As geopolitical uncertainty surrounding Ukraine sent commodity prices on a roller coaster ride this week, it could be time for U.S. shale oil to take center stage, some analysts told CNBC.
Prices of European and U.S. crude rose over $2 a barrel on Monday, after a bloodless invasion of Ukrainian peninsula Crimea by Russian troops sparked worries over disruptions to global energy markets. Meanwhile, U.K. gas for April delivery climbed 10 percent on Monday, the largest one-day gain since September 2011. On Tuesday, oil prices eased after President Vladimir Putin ordered troops that took part in military exercises in central and western Russia to return to base. But investors remained nervous.
Gaurav Sodhi, resources analyst at Intelligent Investor, told CNBC Asia's Squawk Box, that volatility around Ukraine would cast a more favorable light on the U.S.'s growing energy independence.

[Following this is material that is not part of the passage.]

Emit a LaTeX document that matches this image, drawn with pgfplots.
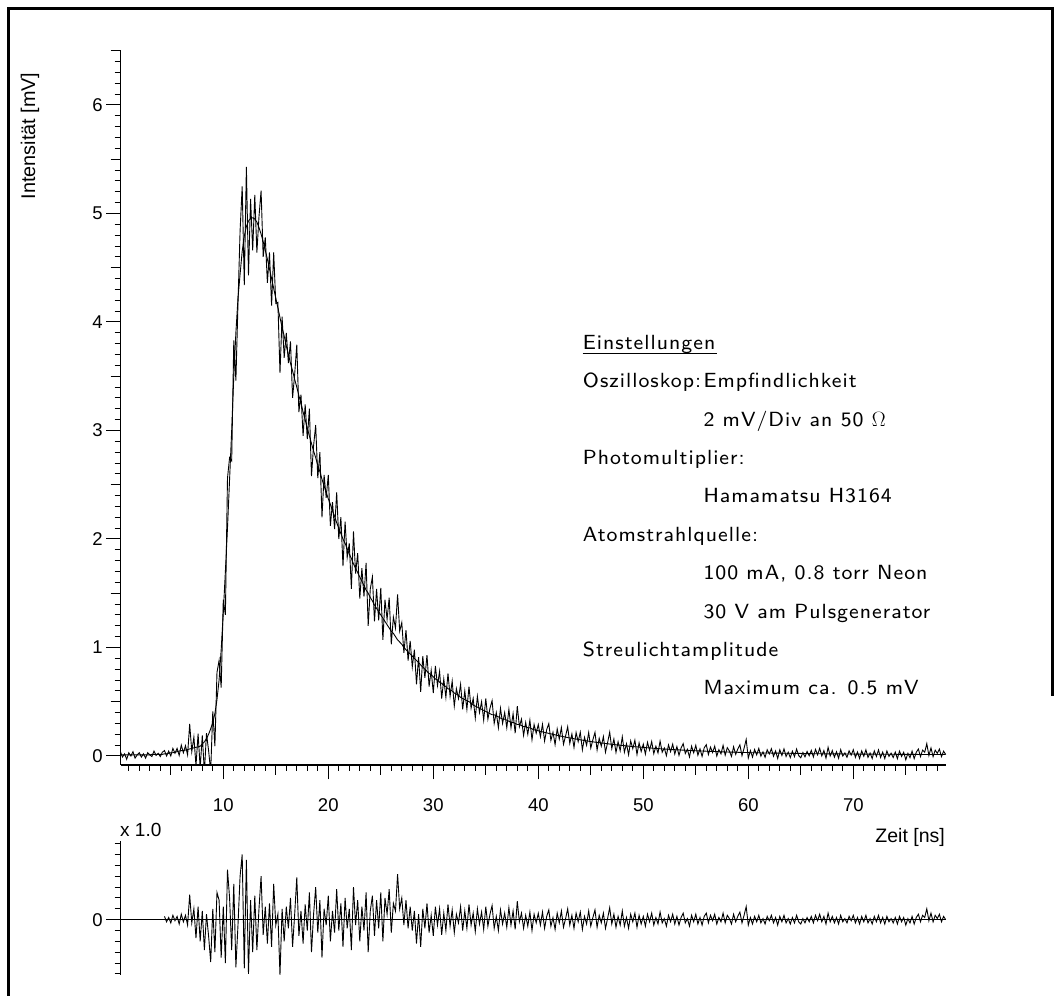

(Read more: Russian markets hit as Putin tightens grip on Crimea)
"This will be a test of the new American shale prowess, a chance to prove supply can respond to higher prices. If they are the new Saudis, now is the time to prove it," he said.
Meanwhile, David Lennox, resources analyst at Fat Prophets, told CNBC anxiety surrounding Ukraine's predicament had underscored geopolitical stability in the U.S.
"Their investment in shale oil production is head and shoulders above the rest of the world, this situation gives the U.S. the opportunity to show their potential," he added.